Crouching Has-Been, Hidden Future Pop-Culture Meme
- Enter the Ninja review by Count Otto Black
Believe it or not, before this film was made, even the geekiest kidult didn't know what a ninja was unless he lived in Japan. Of course, like virtually all Cannon movies, it's both terrible and weirdly flawed at the most basic level, but it would be downright mean not to like it. Although it's 18-certificate ultra-violent, it's so goofy that none of the bloody mayhem is the least bit disturbing, since it obviously has no connection whatsoever with reality, and most of the acting is so dreadful that you don't for an instant consider these characters real enough to feel sympathy for them when they suffer and die.
Franco Nero, the original Django, is ludicrously miscast as the white man who is of course far better at ninjutsu than the Japanese people who invented it, and even when he isn't dressed in his ninja suit, he often wears a hat in an unsuccessful attempt to make it less obvious that all his really athletic moves are being done by a stunt double. And the scenes in which he removes his shirt make it very obvious indeed that his 40-year-old body may not exactly be flabby, but it's in no condition to perform the athletic feats he's supposed to be capable of. Shô Kosugi is rather more convincing as the bad guy, since he really can do his stuff while looking straight into the camera without a mask. I imagine that's why he had a much more prominent rôle in the sequels. And Susan George, a limited actress who took off most of her clothes and usually died horribly in numerous trashy movies from a slightly earlier era, is starting to develop a double chin, and conspicuously fails to strip off like she did in just about every previous movie she was in, so that we can't see how middle age is starting to creep up on her.
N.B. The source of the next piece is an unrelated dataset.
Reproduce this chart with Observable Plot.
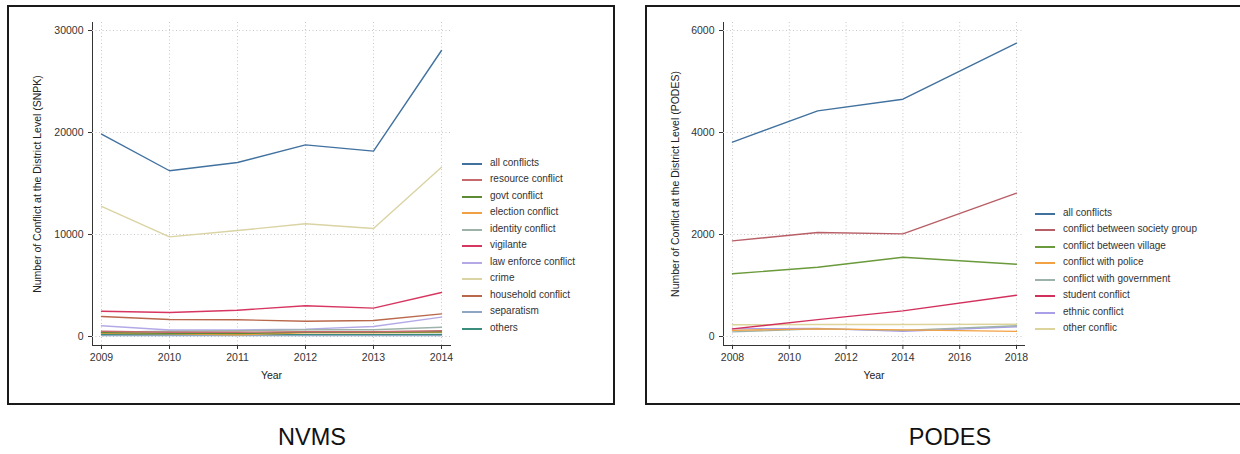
<!DOCTYPE html>
<html>
<head>
<meta charset="utf-8">
<script src="https://cdn.jsdelivr.net/npm/d3@7"></script>
<script src="https://cdn.jsdelivr.net/npm/@observablehq/plot@0.6"></script>
<style>
  body { margin: 0; background: #fff; width: 1240px; height: 454px; overflow: hidden; position: relative; font-family: "Liberation Sans", Arial, sans-serif; }
  .box { position: absolute; border: 2px solid #1a1a1a; box-sizing: border-box; }
  .plot { position: absolute; top: 0; }
  .legend { position: absolute; font-size: 10px; color: #333; }
  .legend .row { position: absolute; white-space: nowrap; height: 12px; }
  .legend .sw { position: absolute; top: 5px; height: 2px; width: 20px; }
  .legend .lbl { position: absolute; top: -1px; left: 28px; }
  .caption { position: absolute; font-size: 23.5px; color: #111; transform: translateX(-50%); top: 424px; }
</style>
</head>
<body>
<script>
// ---------- NVMS (SNPK) ----------
const nvmsYears = [2009, 2010, 2011, 2012, 2013, 2014];
const nvmsSeries = ["all conflicts", "resource conflict", "govt conflict", "election conflict", "identity conflict", "vigilante", "law enforce conflict", "crime", "household conflict", "separatism", "others"];
const nvmsColors = ["#41719f", "#c66a6e", "#5d8a35", "#f0a143", "#9db3a9", "#d6365f", "#b4a9e6", "#dad3a3", "#b9684c", "#8fa6c3", "#3a8c7c"];
const nvmsAll       = [19850, 16250, 17060, 18790, 18170, 28040];
const nvmsResource  = [520, 420, 420, 470, 470, 560];
const nvmsGovt      = [380, 320, 280, 430, 420, 470];
const nvmsElection  = [320, 260, 170, 360, 360, 420];
const nvmsIdentity  = [420, 520, 560, 660, 660, 910];
const nvmsVigilante = [2480, 2350, 2580, 3010, 2780, 4310];
const nvmsLaw       = [1050, 640, 650, 720, 980, 1900];
const nvmsCrime     = [12750, 9770, 10390, 11050, 10590, 16600];
const nvmsHousehold = [1960, 1670, 1640, 1500, 1570, 2220];
const nvmsSeparatism= [90, 90, 90, 90, 90, 90];
const nvmsOthers    = [180, 170, 170, 180, 180, 190];
const nvmsValues = [nvmsAll, nvmsResource, nvmsGovt, nvmsElection, nvmsIdentity, nvmsVigilante, nvmsLaw, nvmsCrime, nvmsHousehold, nvmsSeparatism, nvmsOthers];
const nvmsYTicks = [0, 10000, 20000, 30000];
const nvmsXTicks = [2009, 2010, 2011, 2012, 2013, 2014];
const nvmsYLabel = "Number of Conflict at the District Level (SNPK)";

// ---------- PODES ----------
const podesYears = [2008, 2011, 2014, 2018];
const podesSeries = ["all conflicts", "conflict between society group", "conflict between village", "conflict with police", "conflict with government", "student conflict", "ethnic conflict", "other conflic"];
const podesColors = ["#41719f", "#b85e66", "#6a9a3c", "#f2a143", "#9db3a9", "#d2305c", "#a99ee8", "#ddd49c"];
const podesAll       = [3810, 4425, 4653, 5752];
const podesSociety   = [1876, 2039, 2013, 2810];
const podesVillage   = [1229, 1359, 1555, 1418];
const podesPolice    = [120, 150, 130, 100];
const podesGovernment= [90, 150, 120, 210];
const podesStudent   = [150, 330, 503, 810];
const podesEthnic    = [150, 160, 100, 190];
const podesOther     = [230, 235, 235, 240];
const podesValues = [podesAll, podesSociety, podesVillage, podesPolice, podesGovernment, podesStudent, podesEthnic, podesOther];
const podesYTicks = [0, 2000, 4000, 6000];
const podesXTicks = [2008, 2010, 2012, 2014, 2016, 2018];
const podesYLabel = "Number of Conflict at the District Level (PODES)";
const xLabel = "Year";

function longData(years, series, values) {
  const out = [];
  series.forEach((s, i) => years.forEach((y, j) => out.push({series: s, year: y, value: values[i][j]})));
  return out;
}

function makePlot(opts) {
  const data = longData(opts.years, opts.series, opts.values);
  const drawOrder = opts.series.slice().reverse();
  return Plot.plot({
    width: opts.width, height: 400,
    marginLeft: opts.marginLeft, marginRight: opts.marginRight, marginTop: 22, marginBottom: 55,
    insetLeft: 9, insetRight: opts.insetRight, insetTop: 8, insetBottom: 9,
    style: {fontFamily: "Liberation Sans, Arial, sans-serif", fontSize: "10.5px", color: "#333", background: "transparent"},
    x: {domain: d3.extent(opts.years), ticks: opts.xTicks, tickFormat: d => String(d), tickSize: 4, tickPadding: 4,
        line: true, label: null},
    y: {domain: [0, opts.yTicks[opts.yTicks.length - 1]], ticks: opts.yTicks, tickFormat: d => String(d), tickSize: 4, tickPadding: 5,
        line: true, label: null},
    color: {domain: opts.series, range: opts.colors},
    marks: [
      Plot.ruleY(opts.yTicks, {stroke: "#c8c8c8", strokeDasharray: "1,2.5", strokeWidth: 1}),
      Plot.ruleX(opts.xTicks, {stroke: "#c8c8c8", strokeDasharray: "1,2.5", strokeWidth: 1}),
      Plot.line(data, {x: "year", y: "value", z: "series", stroke: "series", strokeWidth: 1.4,
        sort: (a, b) => drawOrder.indexOf(a.series) - drawOrder.indexOf(b.series) || a.year - b.year}),
      Plot.text([opts.yLabel], {frameAnchor: "left", dx: -opts.labelOffset, rotate: -90, textAnchor: "middle",
        fontSize: 10.5, fill: "#222"}),
      Plot.text([xLabel], {frameAnchor: "bottom", dy: 33, textAnchor: "middle", fontSize: 10.5, fill: "#222"})
    ]
  });
}

function makeLegend(left, top, spacing, series, colors) {
  const lg = document.createElement("div");
  lg.className = "legend";
  lg.style.left = left + "px";
  lg.style.top = top + "px";
  series.forEach((s, i) => {
    const row = document.createElement("div");
    row.className = "row";
    row.style.top = (i * spacing) + "px";
    const sw = document.createElement("div");
    sw.className = "sw";
    sw.style.background = colors[i];
    const lbl = document.createElement("div");
    lbl.className = "lbl";
    lbl.textContent = s;
    row.appendChild(sw); row.appendChild(lbl);
    lg.appendChild(row);
  });
  document.body.appendChild(lg);
}

// panel boxes
const b1 = document.createElement("div"); b1.className = "box";
Object.assign(b1.style, {left: "7px", top: "5px", width: "608px", height: "400px"});
document.body.appendChild(b1);
const b2 = document.createElement("div"); b2.className = "box";
Object.assign(b2.style, {left: "645px", top: "5px", width: "600px", height: "400px"});
document.body.appendChild(b2);

const p1 = makePlot({years: nvmsYears, series: nvmsSeries, values: nvmsValues, colors: nvmsColors,
  xTicks: nvmsXTicks, yTicks: nvmsYTicks, yLabel: nvmsYLabel, width: 460, marginLeft: 92, marginRight: 10, insetRight: 9, labelOffset: 55});
p1.classList.add("plot"); p1.style.left = "0px";
document.body.appendChild(p1);

const p2 = makePlot({years: podesYears, series: podesSeries, values: podesValues, colors: podesColors,
  xTicks: podesXTicks, yTicks: podesYTicks, yLabel: podesYLabel, width: 400, marginLeft: 93, marginRight: 6, insetRight: 8, labelOffset: 48});
p2.classList.add("plot"); p2.style.left = "630px";
document.body.appendChild(p2);

makeLegend(462, 158, 16.47, nvmsSeries, nvmsColors);
makeLegend(1035, 208, 16.43, podesSeries, podesColors);

const c1 = document.createElement("div"); c1.className = "caption"; c1.textContent = "NVMS"; c1.style.left = "312px";
document.body.appendChild(c1);
const c2 = document.createElement("div"); c2.className = "caption"; c2.textContent = "PODES"; c2.style.left = "950px";
document.body.appendChild(c2);
</script>
</body>
</html>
This is also the film which started the short-lived trend for good-guy ninjas to dress in white, even though that's clearly an incredibly stupid idea unless you're trying to be inconspicuous in a place like Antarctica (this movie is set almost entirely in the Philippines). But it's these absurdities that make it fun. "So bad it's good" is a much-abused concept, but it certainly applies here. Our hero, in a scene which "Raiders Of The Lost Ark" clearly took note of, pointlessly twirls bladed weapons just because he can, while two men with guns aimed straight at him simply stand and watch until he kills them. And that's not the silliest thing in the film. I'm not suggesting that this is high art, but hey, it's crazy, stupid fun! And sometimes that's all you want from a movie.